[Listing]
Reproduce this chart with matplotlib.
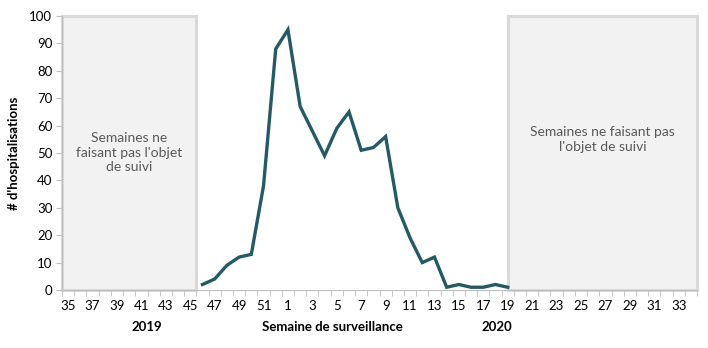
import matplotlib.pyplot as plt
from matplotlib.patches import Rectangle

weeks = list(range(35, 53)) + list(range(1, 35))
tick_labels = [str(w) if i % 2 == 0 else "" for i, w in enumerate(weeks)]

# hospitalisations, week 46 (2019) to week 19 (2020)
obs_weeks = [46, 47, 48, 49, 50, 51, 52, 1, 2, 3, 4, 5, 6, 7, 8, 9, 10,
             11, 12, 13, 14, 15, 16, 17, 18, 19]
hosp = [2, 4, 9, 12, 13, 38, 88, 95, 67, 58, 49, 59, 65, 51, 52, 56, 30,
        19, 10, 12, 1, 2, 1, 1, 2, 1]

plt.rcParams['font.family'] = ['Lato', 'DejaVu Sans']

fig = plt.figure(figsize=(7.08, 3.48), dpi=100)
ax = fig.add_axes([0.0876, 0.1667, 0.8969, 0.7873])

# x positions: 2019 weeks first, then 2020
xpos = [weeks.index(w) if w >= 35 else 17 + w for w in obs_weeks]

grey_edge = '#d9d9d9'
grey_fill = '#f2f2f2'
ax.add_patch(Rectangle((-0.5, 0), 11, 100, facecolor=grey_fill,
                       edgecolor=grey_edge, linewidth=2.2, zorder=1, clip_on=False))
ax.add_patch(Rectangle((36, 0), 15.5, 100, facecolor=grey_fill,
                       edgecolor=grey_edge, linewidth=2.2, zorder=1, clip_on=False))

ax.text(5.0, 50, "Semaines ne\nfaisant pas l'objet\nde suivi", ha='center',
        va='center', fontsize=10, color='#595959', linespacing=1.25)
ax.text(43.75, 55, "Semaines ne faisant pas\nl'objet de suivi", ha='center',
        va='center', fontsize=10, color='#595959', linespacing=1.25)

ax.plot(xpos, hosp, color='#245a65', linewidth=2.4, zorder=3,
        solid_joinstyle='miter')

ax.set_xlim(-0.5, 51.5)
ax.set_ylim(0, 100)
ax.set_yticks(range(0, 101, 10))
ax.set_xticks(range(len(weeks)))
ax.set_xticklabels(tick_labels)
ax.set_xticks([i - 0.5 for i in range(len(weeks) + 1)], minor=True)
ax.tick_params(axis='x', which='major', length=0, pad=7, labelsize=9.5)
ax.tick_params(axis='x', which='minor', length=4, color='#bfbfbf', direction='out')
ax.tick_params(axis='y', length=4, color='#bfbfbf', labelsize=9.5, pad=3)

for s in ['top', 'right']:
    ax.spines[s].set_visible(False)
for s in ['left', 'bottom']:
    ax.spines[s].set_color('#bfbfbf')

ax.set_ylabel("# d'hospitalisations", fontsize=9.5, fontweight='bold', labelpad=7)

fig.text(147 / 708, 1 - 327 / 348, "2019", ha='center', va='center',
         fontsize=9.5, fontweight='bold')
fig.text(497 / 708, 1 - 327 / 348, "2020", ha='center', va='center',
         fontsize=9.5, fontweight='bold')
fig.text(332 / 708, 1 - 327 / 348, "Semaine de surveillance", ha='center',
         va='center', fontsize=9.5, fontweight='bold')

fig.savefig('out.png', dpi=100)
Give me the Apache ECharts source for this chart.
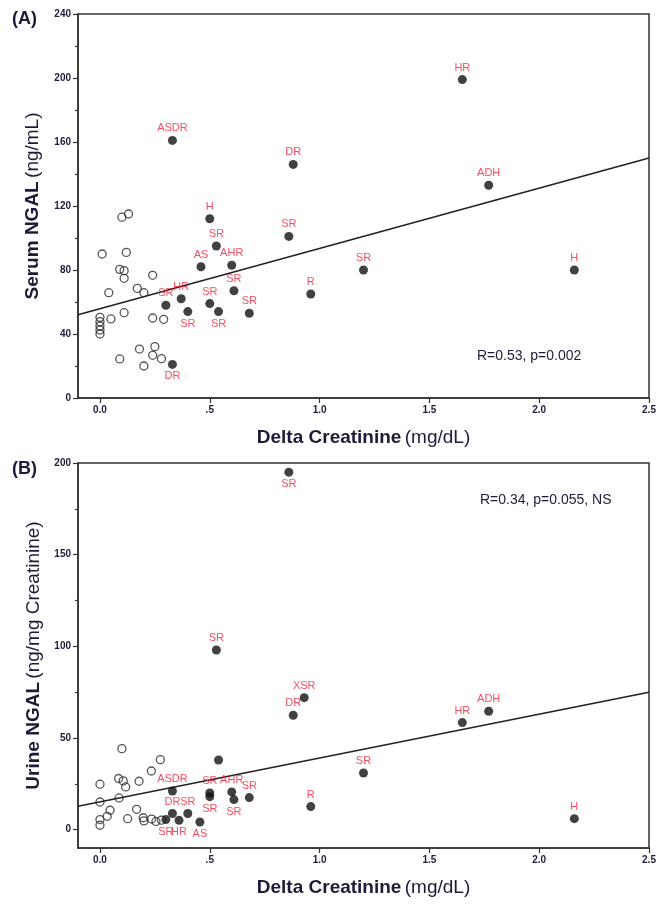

[Task requirements]
Please repeat the entries exactly. Do not include the pictures.

[The reply]
Reproduce this chart with matplotlib.
import matplotlib.pyplot as plt
from matplotlib.patches import Rectangle

weeks = list(range(35, 53)) + list(range(1, 35))
tick_labels = [str(w) if i % 2 == 0 else "" for i, w in enumerate(weeks)]

# hospitalisations, week 46 (2019) to week 19 (2020)
obs_weeks = [46, 47, 48, 49, 50, 51, 52, 1, 2, 3, 4, 5, 6, 7, 8, 9, 10,
             11, 12, 13, 14, 15, 16, 17, 18, 19]
hosp = [2, 4, 9, 12, 13, 38, 88, 95, 67, 58, 49, 59, 65, 51, 52, 56, 30,
        19, 10, 12, 1, 2, 1, 1, 2, 1]

plt.rcParams['font.family'] = ['Lato', 'DejaVu Sans']

fig = plt.figure(figsize=(7.08, 3.48), dpi=100)
ax = fig.add_axes([0.0876, 0.1667, 0.8969, 0.7873])

# x positions: 2019 weeks first, then 2020
xpos = [weeks.index(w) if w >= 35 else 17 + w for w in obs_weeks]

grey_edge = '#d9d9d9'
grey_fill = '#f2f2f2'
ax.add_patch(Rectangle((-0.5, 0), 11, 100, facecolor=grey_fill,
                       edgecolor=grey_edge, linewidth=2.2, zorder=1, clip_on=False))
ax.add_patch(Rectangle((36, 0), 15.5, 100, facecolor=grey_fill,
                       edgecolor=grey_edge, linewidth=2.2, zorder=1, clip_on=False))

ax.text(5.0, 50, "Semaines ne\nfaisant pas l'objet\nde suivi", ha='center',
        va='center', fontsize=10, color='#595959', linespacing=1.25)
ax.text(43.75, 55, "Semaines ne faisant pas\nl'objet de suivi", ha='center',
        va='center', fontsize=10, color='#595959', linespacing=1.25)

ax.plot(xpos, hosp, color='#245a65', linewidth=2.4, zorder=3,
        solid_joinstyle='miter')

ax.set_xlim(-0.5, 51.5)
ax.set_ylim(0, 100)
ax.set_yticks(range(0, 101, 10))
ax.set_xticks(range(len(weeks)))
ax.set_xticklabels(tick_labels)
ax.set_xticks([i - 0.5 for i in range(len(weeks) + 1)], minor=True)
ax.tick_params(axis='x', which='major', length=0, pad=7, labelsize=9.5)
ax.tick_params(axis='x', which='minor', length=4, color='#bfbfbf', direction='out')
ax.tick_params(axis='y', length=4, color='#bfbfbf', labelsize=9.5, pad=3)

for s in ['top', 'right']:
    ax.spines[s].set_visible(False)
for s in ['left', 'bottom']:
    ax.spines[s].set_color('#bfbfbf')

ax.set_ylabel("# d'hospitalisations", fontsize=9.5, fontweight='bold', labelpad=7)

fig.text(147 / 708, 1 - 327 / 348, "2019", ha='center', va='center',
         fontsize=9.5, fontweight='bold')
fig.text(497 / 708, 1 - 327 / 348, "2020", ha='center', va='center',
         fontsize=9.5, fontweight='bold')
fig.text(332 / 708, 1 - 327 / 348, "Semaine de surveillance", ha='center',
         va='center', fontsize=9.5, fontweight='bold')

fig.savefig('out.png', dpi=100)
Give me the Apache ECharts source for this chart.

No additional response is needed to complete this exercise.